As there is no update, here I post my inference code (DocVQA ANLS = 65.10) for reference. The code below seems normal.

import os
from transformers import AutoTokenizer, CLIPImageProcessor, TextStreamer
import torch
from PIL import Image
from vary.utils.conversation import conv_templates, SeparatorStyle
from vary.utils.utils import disable_torch_init, KeywordsStoppingCriteria
from vary.model import *
from vary.model.plug.transforms import test_transform
from eval_utils.anls import evaluate_anls
import json
DEFAULT_IMAGE_TOKEN = ''
DEFAULT_IMAGE_PATCH_TOKEN = ''
DEFAULT_IM_START_TOKEN = ''
DEFAULT_IM_END_TOKEN = ''
dataset_path = '../datasets/DocVQA'
if not os.path.exists('eval-outputs'):
    os.mkdir('eval-outputs')

if __name__ == '__main__':
    # 1. Load model and configuration
    disable_torch_init()
    tokenizer = AutoTokenizer.from_pretrained('../vary-base', trust_remote_code=True)
    model = varyQwenForCausalLM.from_pretrained('../vary-base', low_cpu_mem_usage=True, device_map='cpu', trust_remote_code=True)
    model.to(device='cuda',  dtype=torch.float16)
    model.eval()
    image_processor = CLIPImageProcessor.from_pretrained('../clip-vit-large-patch14', torch_dtype=torch.float16)
    image_processor_high = test_transform
    use_im_start_end = True
    image_token_len = 256

    # 2. Evaluation by qa pairs
    with open(os.path.join(dataset_path, 'val_v1.0_withQT.json'), 'r', encoding='utf-8') as f:
        data = json.load(f)['data']
    results = []
    for item in data:
        question = item['question'].strip()
        if use_im_start_end:
            question = DEFAULT_IM_START_TOKEN + DEFAULT_IMAGE_PATCH_TOKEN*image_token_len + DEFAULT_IM_END_TOKEN  + question
        else:
            question = DEFAULT_IMAGE_TOKEN + '\n' + question
        conv = conv_templates['mpt'].copy()
        conv.append_message(conv.roles[0], question)
        conv.append_message(conv.roles[1], None)
        prompt = conv.get_prompt()
        inputs = tokenizer([prompt])
        image_file = os.path.join(dataset_path, item['image'])
        image = Image.open(image_file).convert('RGB')
        image_1 = image.copy()
        image_tensor = image_processor.preprocess(image, return_tensors='pt')['pixel_values'][0]
        image_tensor_1 = image_processor_high(image_1)
        input_ids = torch.as_tensor(inputs.input_ids).cuda()
        # stop_str = conv.sep if conv.sep_style != SeparatorStyle.TWO else conv.sep2
        stop_str = conv.sep if conv.sep_style != SeparatorStyle.TWO else conv.sep2
        keywords = [stop_str]
        stopping_criteria = KeywordsStoppingCriteria(keywords, tokenizer, input_ids)
        streamer = TextStreamer(tokenizer, skip_prompt=True, skip_special_tokens=True)
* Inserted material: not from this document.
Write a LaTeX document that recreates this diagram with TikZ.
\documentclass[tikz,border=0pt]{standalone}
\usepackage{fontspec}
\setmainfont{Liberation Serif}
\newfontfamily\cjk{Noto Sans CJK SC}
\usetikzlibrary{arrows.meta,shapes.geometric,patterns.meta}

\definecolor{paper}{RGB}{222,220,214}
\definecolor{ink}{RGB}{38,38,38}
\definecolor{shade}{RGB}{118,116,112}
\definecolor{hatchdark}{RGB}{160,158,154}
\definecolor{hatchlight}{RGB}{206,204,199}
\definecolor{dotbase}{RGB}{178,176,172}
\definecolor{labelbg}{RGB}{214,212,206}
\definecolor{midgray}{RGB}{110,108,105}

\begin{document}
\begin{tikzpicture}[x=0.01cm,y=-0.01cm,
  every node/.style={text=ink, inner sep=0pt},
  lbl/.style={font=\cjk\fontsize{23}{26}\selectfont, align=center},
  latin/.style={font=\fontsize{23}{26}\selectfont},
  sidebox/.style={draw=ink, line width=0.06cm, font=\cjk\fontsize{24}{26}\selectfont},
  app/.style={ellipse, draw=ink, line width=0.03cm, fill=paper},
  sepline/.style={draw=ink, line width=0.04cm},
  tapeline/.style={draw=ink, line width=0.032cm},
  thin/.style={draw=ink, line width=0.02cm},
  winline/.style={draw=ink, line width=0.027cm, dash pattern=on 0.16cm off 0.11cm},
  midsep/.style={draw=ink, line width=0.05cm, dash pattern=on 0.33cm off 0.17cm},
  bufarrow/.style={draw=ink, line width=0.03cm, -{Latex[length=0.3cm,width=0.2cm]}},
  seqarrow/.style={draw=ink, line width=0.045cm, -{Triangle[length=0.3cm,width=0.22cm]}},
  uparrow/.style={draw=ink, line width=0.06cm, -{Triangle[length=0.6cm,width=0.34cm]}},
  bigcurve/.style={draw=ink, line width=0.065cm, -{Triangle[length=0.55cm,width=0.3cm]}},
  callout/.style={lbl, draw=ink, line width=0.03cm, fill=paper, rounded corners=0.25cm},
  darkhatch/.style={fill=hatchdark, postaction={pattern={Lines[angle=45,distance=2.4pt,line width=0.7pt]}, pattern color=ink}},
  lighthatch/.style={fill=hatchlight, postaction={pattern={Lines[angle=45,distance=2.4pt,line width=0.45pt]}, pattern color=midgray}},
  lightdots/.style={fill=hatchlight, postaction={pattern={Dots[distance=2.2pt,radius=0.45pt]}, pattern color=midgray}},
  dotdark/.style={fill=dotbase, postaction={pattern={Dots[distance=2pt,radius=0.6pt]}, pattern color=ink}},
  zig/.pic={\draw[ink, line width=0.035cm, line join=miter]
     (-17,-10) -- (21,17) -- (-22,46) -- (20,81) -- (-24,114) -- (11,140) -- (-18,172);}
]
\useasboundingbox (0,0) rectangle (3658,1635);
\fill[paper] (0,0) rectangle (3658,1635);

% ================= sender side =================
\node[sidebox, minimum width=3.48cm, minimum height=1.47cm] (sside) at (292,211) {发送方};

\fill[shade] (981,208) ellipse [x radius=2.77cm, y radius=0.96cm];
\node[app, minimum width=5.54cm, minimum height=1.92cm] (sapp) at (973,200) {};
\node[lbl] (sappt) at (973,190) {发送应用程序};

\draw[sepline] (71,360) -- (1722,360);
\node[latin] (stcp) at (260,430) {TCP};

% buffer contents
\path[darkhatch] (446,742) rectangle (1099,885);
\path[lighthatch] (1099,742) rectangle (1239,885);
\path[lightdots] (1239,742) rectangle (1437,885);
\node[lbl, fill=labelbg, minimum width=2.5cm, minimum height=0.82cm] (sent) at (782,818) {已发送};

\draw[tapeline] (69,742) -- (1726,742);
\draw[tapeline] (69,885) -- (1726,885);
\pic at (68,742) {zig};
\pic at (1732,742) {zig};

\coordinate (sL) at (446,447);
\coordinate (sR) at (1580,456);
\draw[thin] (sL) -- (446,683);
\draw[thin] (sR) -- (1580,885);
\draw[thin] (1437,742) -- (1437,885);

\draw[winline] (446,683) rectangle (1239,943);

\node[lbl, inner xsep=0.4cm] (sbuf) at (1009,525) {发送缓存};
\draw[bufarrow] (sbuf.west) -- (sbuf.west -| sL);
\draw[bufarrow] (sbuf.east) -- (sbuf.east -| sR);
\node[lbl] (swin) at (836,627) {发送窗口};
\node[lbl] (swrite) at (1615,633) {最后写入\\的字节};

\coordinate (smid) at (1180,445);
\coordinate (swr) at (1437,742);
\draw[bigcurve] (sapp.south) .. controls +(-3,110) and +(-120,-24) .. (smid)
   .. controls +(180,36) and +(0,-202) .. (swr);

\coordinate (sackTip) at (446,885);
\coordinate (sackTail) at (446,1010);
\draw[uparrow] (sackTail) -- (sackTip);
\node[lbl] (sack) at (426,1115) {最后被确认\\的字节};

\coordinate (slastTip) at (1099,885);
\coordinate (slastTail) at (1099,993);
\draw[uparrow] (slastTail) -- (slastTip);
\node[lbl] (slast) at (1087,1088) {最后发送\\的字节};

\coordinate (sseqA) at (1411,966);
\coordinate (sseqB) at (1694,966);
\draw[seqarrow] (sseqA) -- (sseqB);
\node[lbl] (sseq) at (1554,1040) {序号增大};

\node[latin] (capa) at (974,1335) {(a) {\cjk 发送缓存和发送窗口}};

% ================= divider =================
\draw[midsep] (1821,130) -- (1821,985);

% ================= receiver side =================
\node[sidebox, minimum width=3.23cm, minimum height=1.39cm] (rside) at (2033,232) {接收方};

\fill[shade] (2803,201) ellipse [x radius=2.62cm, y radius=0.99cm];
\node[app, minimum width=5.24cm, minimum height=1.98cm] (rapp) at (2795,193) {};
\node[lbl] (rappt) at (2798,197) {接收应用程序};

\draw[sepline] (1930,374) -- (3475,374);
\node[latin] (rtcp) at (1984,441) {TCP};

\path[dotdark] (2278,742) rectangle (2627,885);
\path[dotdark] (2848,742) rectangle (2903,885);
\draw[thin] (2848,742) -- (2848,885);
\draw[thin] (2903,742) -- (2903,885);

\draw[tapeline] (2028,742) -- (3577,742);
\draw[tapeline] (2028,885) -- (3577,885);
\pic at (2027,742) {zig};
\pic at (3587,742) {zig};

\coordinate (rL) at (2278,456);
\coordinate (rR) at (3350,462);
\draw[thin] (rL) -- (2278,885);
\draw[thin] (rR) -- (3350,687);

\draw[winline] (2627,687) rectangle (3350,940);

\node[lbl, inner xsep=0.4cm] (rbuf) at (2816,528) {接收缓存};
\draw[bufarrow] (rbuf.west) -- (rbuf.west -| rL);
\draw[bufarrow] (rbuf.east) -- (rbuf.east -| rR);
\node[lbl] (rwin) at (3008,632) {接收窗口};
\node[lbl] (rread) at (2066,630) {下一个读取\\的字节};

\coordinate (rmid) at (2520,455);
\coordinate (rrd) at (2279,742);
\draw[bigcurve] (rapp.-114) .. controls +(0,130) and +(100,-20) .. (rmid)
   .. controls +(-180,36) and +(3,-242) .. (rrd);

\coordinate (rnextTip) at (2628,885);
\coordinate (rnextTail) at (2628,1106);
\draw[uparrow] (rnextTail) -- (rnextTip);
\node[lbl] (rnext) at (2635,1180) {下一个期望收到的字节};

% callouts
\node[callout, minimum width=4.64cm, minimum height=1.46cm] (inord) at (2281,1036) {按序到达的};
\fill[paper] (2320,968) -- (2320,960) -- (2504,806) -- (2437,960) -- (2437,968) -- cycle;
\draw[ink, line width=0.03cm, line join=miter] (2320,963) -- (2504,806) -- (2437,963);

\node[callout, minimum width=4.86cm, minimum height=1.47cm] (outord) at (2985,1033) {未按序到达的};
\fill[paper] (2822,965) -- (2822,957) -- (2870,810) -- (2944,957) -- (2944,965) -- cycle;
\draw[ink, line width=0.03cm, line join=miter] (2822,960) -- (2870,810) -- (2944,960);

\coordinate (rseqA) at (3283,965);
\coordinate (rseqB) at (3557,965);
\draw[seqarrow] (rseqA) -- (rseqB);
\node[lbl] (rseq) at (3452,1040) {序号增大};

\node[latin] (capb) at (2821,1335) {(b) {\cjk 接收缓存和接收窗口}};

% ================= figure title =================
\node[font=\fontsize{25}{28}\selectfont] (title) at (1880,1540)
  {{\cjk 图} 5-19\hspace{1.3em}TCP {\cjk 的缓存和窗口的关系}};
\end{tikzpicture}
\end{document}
        with torch.no_grad():
            with torch.autocast('cuda', dtype=torch.float16):
                output_ids = model.generate(
                    input_ids,
                    images=[(image_tensor.unsqueeze(0).half().cuda(), image_tensor_1.unsqueeze(0).half().cuda())],
                    do_sample=False,
                    num_beams=1,
                    streamer=streamer,
                    max_new_tokens=256,
                    stopping_criteria=[stopping_criteria]
                )
                answer = tokenizer.decode(output_ids[0, input_ids.shape[1]:]).strip()
                if answer.endswith(stop_str):
                    answer = answer[:-len(stop_str)]
                results.append({'questionId': str(item['questionId']), 'answer': answer})
    with open('eval-outputs/DocVQA.json', 'w', encoding='utf-8') as f:
        json.dump(results, f)

    # 3. Compute ANLS scores
    anls = evaluate_anls(os.path.join(dataset_path, 'val_v1.0_withQT.json'), 'eval-outputs/DocVQA.json', show_answer_types=False, anls_threshold=0.5)
    print('ANLS =', anls)
Ucas-HaoranWei commented 4 months ago

Oh, sorry, I had no time last week. You need to add a little post-process: if answer[-1] == '.': answer = answer[:-1] The period at the end of a sentence will affect 10 points

Veason-silverbullet commented 4 months ago

Yes, the biggest problem stemmed from the period. The DocVQA ANLS rises from 65.10 to 74.86. What a damn of DocVQA evaluation... Many thanks for your assistance.